In the first, one defendant is referred to the court for murders and rapes; another for murders, attempted murders and rape; and a third for murders and attempted murders.

In the second case, one individual is referred for murders, and another for murders and attempted murders.

Meanwhile, a Danish man of Rwandan origin has been extradited to Kigali over his alleged role in the 1994 genocide, a Rwandan official said on Wednesday.

Wenceslas Twagirayezu, who works in IT, was flown back to Rwanda on Tuesday evening after losing an appeal against extradition earlier this year.

During the 1994 genocide, some 800,000 people, mainly minority Tutsis, were slaughtered by the military and by Hutu militias.

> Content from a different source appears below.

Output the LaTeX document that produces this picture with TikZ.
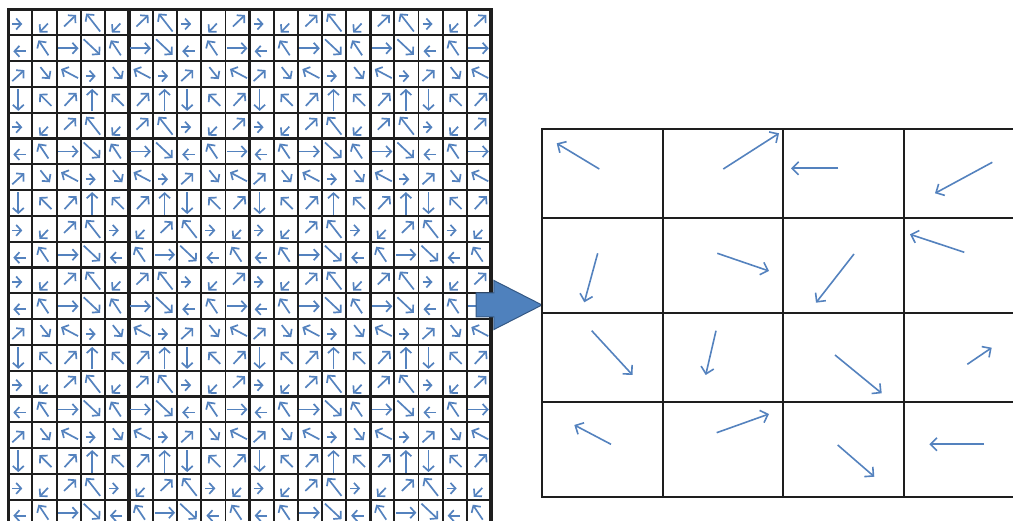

At the time, Mr Twagirayezu was a teacher at a primary school in northern Rwanda but was also the local representative of the CDR (Coalition for the Defence of the Republic), an extremist Hutu movement, Kigali prosecutors say.

Mr Twagirayezu, who was born in 1967, fled Rwanda in 1997 and arrived in Denmark in 2001. He was granted residency in 2002 and became a Danish citizen in 2004.

"Twagirayezu is accused of genocide, extermination and murder as crimes against humanity," the Rwandan prosecutor's office said, referring to his alleged role in attacks against Tutsis in the areas around Gisenyi, a city on the northern tip of Lake Kivu.

"He participated in the mass killing and extermination of Tutsi."

According to the indictment, one of the attacks which Mr Twagirayezu was involved in targeted a parish church in Bususamana where at least a third of the 3,000 Tutsis who were taking refugee there were killed.

The prosecution said he would face a "fair trial" and called on other countries where "Rwandan genocide fugitives are still moving freely" to take the appropriate action to bring them to justice.

His extradition came as prosecutors in Belgium said they would put five Rwandans on trial over their role in the 1994 genocide.

Twagirayezu is the second suspect to be extradited from Denmark on suspicion of involvement in genocide after Emmanuel Mbarushimana was handed over to the Rwandan authorities in 2014.